Learning from the Games Designers

The designers of Massively Multiplayer Online (MMO) games face a significant educational challenge. They need to efficiently and subtly teach new players how to use their game. This involves teaching players about the environment and the interface whist keeping them motivated and drawing them into the challenges of the game itself. This is situated learning in which the games designer is the ‘master’ and the player is the ‘apprentice’.

This educational challenge is similar to the one faced by those intending to teach in Multi-User Virtual Environments (MUVE’s) such as Second Life. There are a significant amount of basic skills that need to be mastered before students can successfully engage in meaningful collaborative activity. The traditional ‘orientation’ process in Second Life is didactic and generic, teaching skills in an abstract technical manner. This has come about because unlike an MMO, Second Life has no shared goal, its possible uses are many and varied. However, a teacher who wishes to use Second Life should have a defined set of goals or learning outcomes they wish to achieve. They should be able to define task orientated activities which are relevant to the students motivations, for example, Art and Design students can be asked to compete to build the tallest monolith as a focus for learning building skills in Second Life rather than being given general instructions on how to create, scale and texture objects. In teaching terms this seems like an obvious approach but often when faced with a complex new platform teaching practitioners will often fall back on a basic instructivst style which may not align well with the approach generally taken at HE level for that discipline.

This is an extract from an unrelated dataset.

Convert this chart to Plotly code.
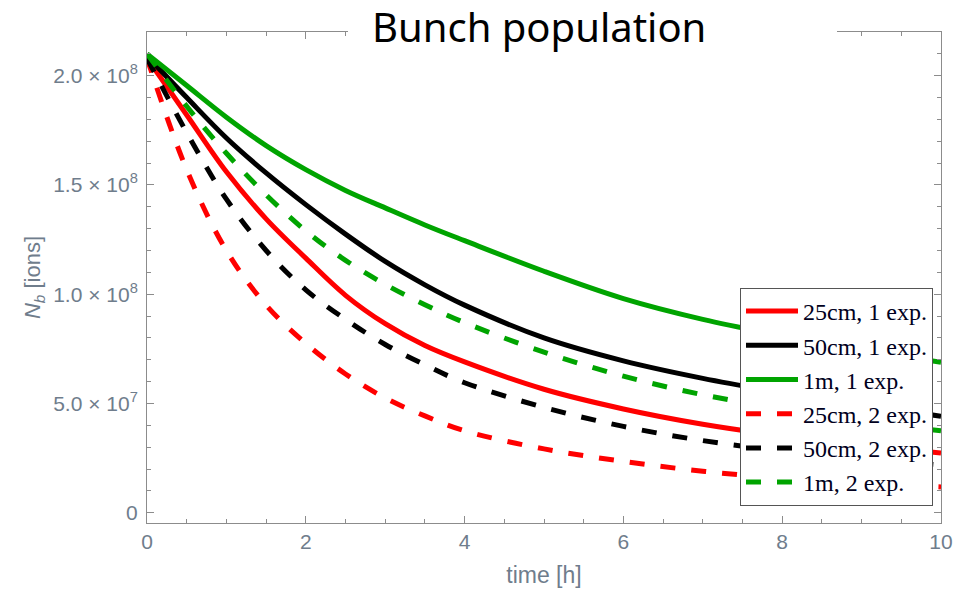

This is where we can learn from the MMO designers who are careful not to fall into this trap as it is likely to make a players initial engagement in a game seem like a chore. For subscription based MMOS such as World of Warcraft this would mean a high drop out rate and a massive loss of revenue, something that the HE sector can emphathise with.

The JISC funded Habitat project intends to learn from the game designers by capturing the processes in World of Warcraft in its initial stages and mapping the styles and types of task to the learning outcomes they fulfil. The data will be captured using pre and post activity questionnaires and video screen capture synchronised with video of the player at the computer. This data will then be used in the process of designing appropriate orientation sessions for pilots in Second Life with students from two disciplines: Art and Design & Philosophy. The Habitat project recognises that some of the most sophisticated collaborative learning spaces online at the moment are MMOs and that the design of these games can be a relevant model for the pedagogical structures that we put in place for the educational use of MUVEs such as Second Life.

Keep watching http://www.openhabitat.org to see how we get on.

The Beauty of Ad hoc Project Meetings

On Tuesday evening the Habitat project had one of its most dynamic project meetings. It was ad hoc and spontaneous but what was said was very useful. It reminded me of those happy students days when I’d find myself in the pub with all my friends talking about ‘interesting things’ almost by accident. These days I need to plan 3 weeks ahead to get in to the pub with people I actually like who all have families and jobs (what can you do?).

Anyway, 5 of us happened to be in Second Life (yes, I left this fact late in the post deliberately) at the same time and a discussion took off. In fact it took off so well that I’m still having trouble (with my project managers’ hat on) working out what it all meant. In this way it is very like those student pub sessions 🙂

The Habitat team is based in  Leeds, Canada, London, Oxford, Essex and Brussels so we have more chance to get together online than face-to-face. The Second Life platform was great for us because we shared some visual designs during our discussion which were projected onto blocks that we could all stand around and muse over. Plus, we did all feel ‘together’ which is important for any team. When I logged out I personally felt like I had spent time with a bunch of people rather than a stream of text.

So, what of those in the team who didn’t happen to be in Second Life? Well I suppose I can mail round the transcript of our discussion. Also, how do I get the best value from this’ happening’ for the Habitat team and for JISC? Plus, let’s not forget the question: ‘What is the relevance for our users/students?”.